The Council adopts a recommendation on adequate minimum income. Meanwhile, the European Parliament and NGOs call for binding rules on the matter.

After a couple of months of discussions, the Council has adopted on 30 January 2023 the recommendation on an adequate minimum income published by the Commission last September.

As previsouly reported, the recommendation aims to make sure that member states offer persons lacking sufficient resources an adequate income support. To this aim, the recommendation asks member states to ensure that the level of their income support schemes is sufficiently high, that these schemes cover all people in need and that application barriers are removed.

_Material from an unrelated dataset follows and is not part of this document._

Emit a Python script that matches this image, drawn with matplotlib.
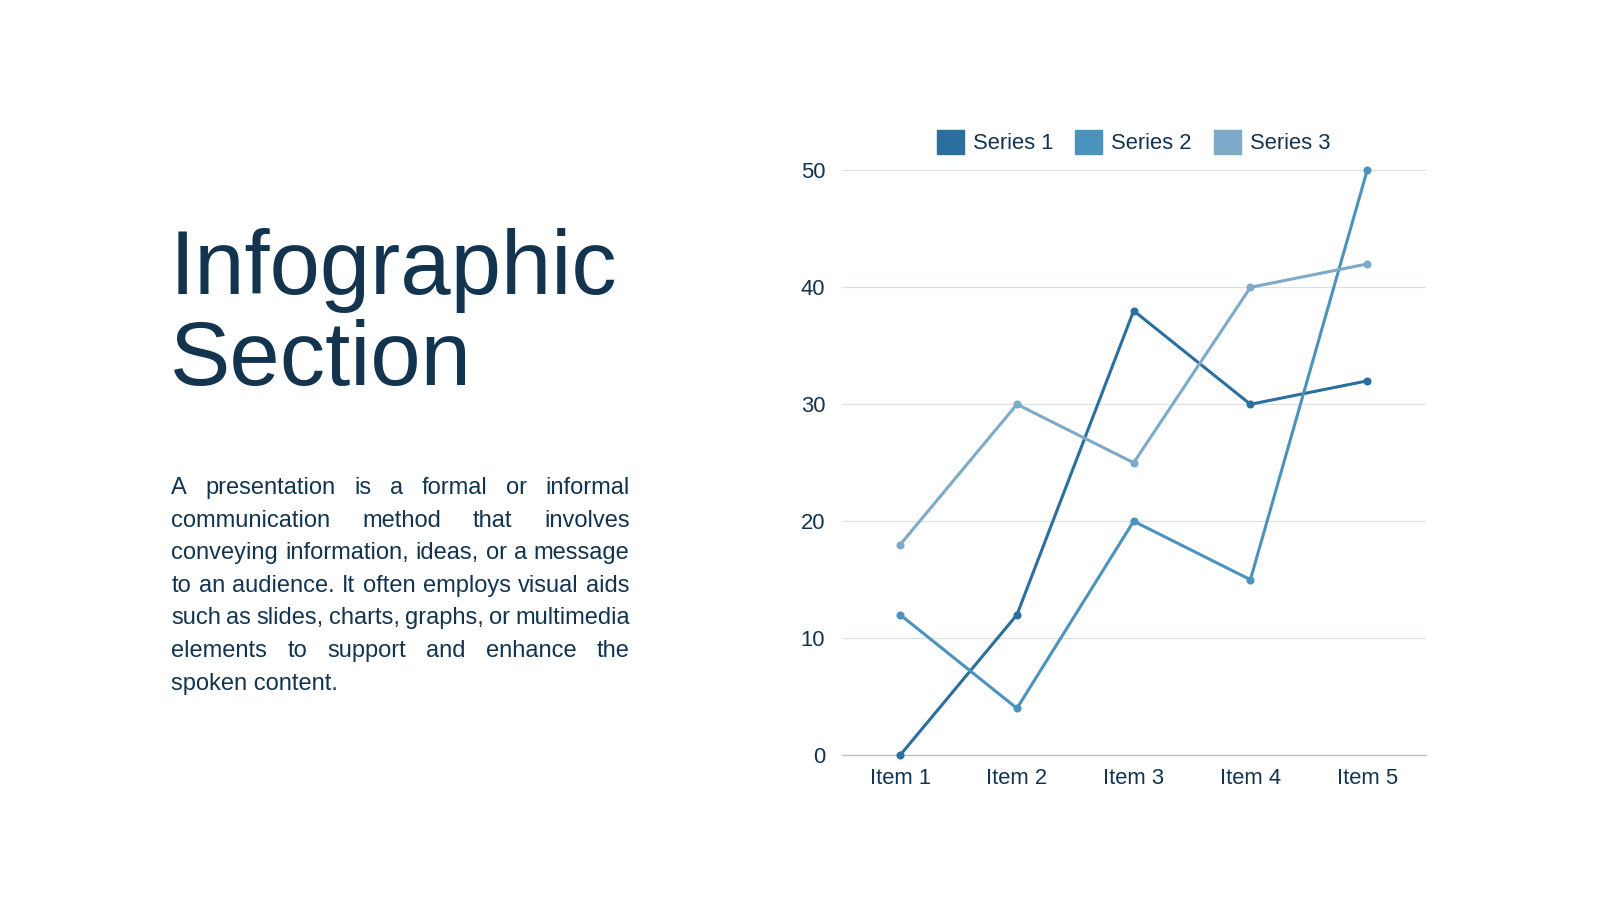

Other provisions aim to make sure that the beneficiaries become sufficient incentives and support to (re)enter the labour market, that they have access to essential and enabling services such as healthcare, childcare, energy, and transport and that they receive individualized support timely.

Even before the publication of the proposal by the Commission, many voices, including policymakers and NGOs, had been calling for the adoption of binding rules on the matter. This is however not the case of this recommendation, which is merely a call on member states to act in a certain way but includes no enforcement mechanisms.

The European Parliament – who was excluded from the decision-making process since this is a Council recommendation – is also pushing for the adoption of binding measures. In January the Parliament’s employment committee adopted a resolution, which should be voted in plenary next week, calling on the Commission to present a directive on this matter. Such a directive would thus legally oblige member states to make sure that their minimum income schemes are adequate and would also include a common EU-level definition of what “adequate” means.